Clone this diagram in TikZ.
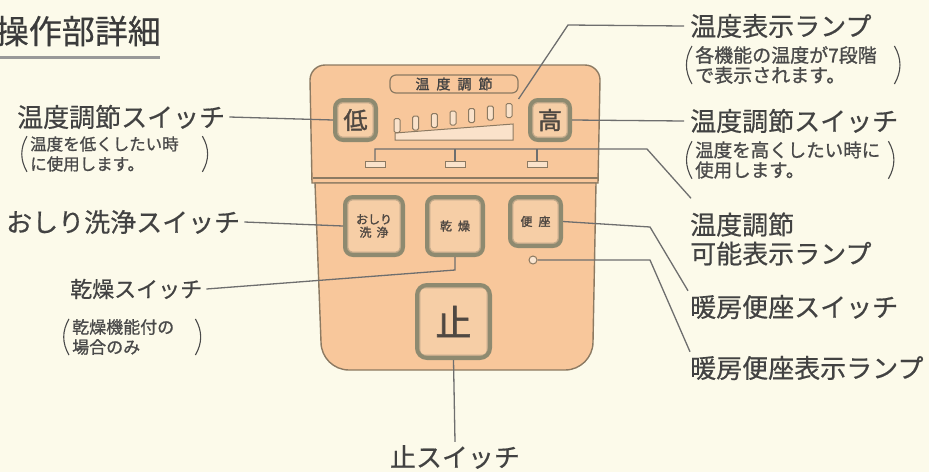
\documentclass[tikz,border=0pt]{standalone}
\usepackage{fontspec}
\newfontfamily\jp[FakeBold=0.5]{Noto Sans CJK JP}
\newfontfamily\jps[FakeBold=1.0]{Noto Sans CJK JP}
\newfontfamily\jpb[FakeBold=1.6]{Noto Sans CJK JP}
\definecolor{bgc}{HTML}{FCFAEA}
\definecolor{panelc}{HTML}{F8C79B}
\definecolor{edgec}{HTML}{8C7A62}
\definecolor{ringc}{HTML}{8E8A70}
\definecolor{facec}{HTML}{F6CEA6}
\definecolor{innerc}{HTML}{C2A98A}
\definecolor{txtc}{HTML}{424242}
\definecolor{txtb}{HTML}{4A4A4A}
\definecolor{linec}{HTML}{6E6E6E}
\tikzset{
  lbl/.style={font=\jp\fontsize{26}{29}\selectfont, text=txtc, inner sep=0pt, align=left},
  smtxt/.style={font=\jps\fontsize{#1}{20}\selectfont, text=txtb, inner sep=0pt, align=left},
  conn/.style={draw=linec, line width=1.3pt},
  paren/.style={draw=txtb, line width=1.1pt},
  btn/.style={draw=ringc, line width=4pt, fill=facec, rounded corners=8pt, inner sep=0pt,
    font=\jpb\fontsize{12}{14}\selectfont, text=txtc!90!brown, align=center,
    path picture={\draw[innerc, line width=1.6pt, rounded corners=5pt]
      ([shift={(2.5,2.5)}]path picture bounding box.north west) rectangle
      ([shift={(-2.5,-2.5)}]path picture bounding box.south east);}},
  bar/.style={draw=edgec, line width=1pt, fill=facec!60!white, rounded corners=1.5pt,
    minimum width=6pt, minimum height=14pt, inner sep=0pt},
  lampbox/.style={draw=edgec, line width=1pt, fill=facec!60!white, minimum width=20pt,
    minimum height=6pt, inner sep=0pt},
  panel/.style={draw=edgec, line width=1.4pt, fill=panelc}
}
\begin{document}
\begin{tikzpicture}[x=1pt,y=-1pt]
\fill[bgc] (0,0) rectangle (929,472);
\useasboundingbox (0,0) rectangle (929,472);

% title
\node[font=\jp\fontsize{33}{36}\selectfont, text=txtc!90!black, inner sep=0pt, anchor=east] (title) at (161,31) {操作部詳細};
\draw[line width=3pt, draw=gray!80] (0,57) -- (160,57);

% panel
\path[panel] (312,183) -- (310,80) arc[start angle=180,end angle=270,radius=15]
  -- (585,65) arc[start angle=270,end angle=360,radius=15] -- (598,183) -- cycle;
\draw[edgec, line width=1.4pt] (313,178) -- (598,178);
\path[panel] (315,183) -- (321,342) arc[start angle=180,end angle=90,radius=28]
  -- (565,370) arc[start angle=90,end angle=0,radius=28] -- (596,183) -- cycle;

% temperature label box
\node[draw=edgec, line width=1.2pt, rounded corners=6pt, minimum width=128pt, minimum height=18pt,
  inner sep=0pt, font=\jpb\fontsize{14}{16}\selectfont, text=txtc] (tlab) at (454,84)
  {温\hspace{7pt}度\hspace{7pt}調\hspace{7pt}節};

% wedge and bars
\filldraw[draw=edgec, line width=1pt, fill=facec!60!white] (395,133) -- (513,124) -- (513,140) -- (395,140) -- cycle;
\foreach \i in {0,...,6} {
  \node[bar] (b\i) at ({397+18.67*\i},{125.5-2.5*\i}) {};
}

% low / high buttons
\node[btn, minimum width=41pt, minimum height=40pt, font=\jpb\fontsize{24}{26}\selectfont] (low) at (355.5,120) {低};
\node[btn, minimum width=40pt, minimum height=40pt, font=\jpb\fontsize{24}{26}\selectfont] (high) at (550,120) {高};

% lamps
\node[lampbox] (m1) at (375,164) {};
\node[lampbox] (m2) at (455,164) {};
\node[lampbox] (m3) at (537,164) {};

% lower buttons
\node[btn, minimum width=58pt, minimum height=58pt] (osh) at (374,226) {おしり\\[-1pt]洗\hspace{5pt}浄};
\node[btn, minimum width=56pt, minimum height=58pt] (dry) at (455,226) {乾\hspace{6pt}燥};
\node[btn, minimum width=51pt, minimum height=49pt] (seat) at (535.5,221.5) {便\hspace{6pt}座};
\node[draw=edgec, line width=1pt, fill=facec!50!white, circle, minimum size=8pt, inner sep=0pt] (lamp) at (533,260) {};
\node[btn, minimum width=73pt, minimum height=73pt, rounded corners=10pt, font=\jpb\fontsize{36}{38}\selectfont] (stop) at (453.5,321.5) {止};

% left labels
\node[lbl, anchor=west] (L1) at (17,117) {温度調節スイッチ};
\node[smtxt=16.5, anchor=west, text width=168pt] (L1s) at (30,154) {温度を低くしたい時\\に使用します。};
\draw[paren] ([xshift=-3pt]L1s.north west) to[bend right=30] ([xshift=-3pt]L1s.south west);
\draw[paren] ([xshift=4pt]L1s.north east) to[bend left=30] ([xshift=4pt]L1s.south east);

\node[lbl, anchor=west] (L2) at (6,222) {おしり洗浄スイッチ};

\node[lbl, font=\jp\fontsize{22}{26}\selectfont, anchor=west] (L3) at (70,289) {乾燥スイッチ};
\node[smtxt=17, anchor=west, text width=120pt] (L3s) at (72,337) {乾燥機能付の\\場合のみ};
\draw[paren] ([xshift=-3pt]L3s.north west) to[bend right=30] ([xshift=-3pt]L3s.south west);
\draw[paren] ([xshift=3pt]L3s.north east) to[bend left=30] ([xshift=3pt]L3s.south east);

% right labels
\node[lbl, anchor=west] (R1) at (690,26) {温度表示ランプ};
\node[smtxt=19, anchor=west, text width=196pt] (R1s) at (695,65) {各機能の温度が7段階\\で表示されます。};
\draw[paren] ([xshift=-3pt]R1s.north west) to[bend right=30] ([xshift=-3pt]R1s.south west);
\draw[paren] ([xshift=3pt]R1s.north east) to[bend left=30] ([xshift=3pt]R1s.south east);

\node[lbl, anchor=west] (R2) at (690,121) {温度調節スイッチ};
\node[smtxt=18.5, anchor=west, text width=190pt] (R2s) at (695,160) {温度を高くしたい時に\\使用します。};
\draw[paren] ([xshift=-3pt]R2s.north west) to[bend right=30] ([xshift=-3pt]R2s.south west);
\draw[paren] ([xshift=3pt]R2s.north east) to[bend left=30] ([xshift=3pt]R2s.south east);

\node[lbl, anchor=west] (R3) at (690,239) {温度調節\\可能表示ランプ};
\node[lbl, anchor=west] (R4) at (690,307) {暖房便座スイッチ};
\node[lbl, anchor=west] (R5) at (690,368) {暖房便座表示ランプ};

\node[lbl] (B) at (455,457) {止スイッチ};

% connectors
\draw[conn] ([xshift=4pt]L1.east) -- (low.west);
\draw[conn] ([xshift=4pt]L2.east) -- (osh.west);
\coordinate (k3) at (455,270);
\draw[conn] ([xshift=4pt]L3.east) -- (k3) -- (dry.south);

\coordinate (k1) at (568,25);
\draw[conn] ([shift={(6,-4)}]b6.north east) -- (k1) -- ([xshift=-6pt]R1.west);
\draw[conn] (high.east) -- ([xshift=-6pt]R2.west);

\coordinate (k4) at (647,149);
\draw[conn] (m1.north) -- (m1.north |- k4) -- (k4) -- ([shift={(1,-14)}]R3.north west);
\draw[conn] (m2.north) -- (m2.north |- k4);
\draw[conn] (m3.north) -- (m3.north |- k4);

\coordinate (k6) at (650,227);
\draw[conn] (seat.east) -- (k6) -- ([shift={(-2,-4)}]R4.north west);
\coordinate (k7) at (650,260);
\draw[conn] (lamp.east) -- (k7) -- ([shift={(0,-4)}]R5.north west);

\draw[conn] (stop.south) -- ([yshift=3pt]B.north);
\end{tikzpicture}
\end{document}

#####

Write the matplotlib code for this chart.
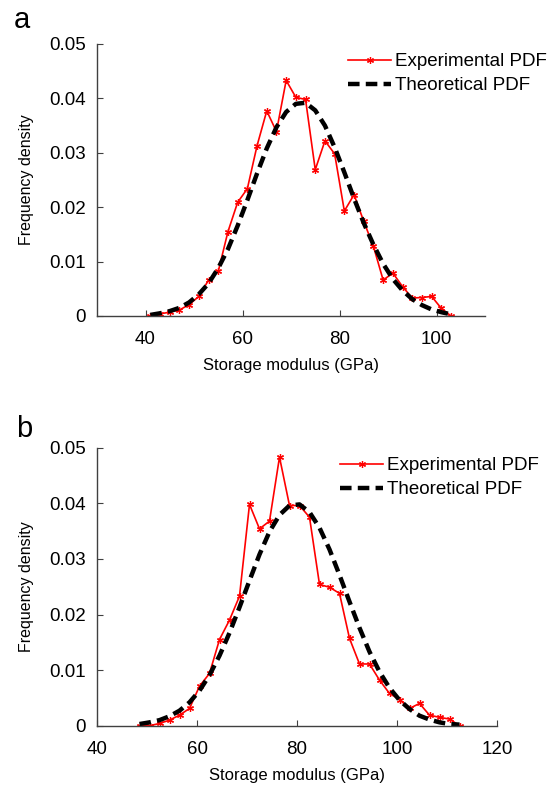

#####

* **AIM**
Extract each line holding the word "this" from the records.

* **PROBLEM SOLUTION**
Clone this diagram in TikZ.
Write the matplotlib code for this chart.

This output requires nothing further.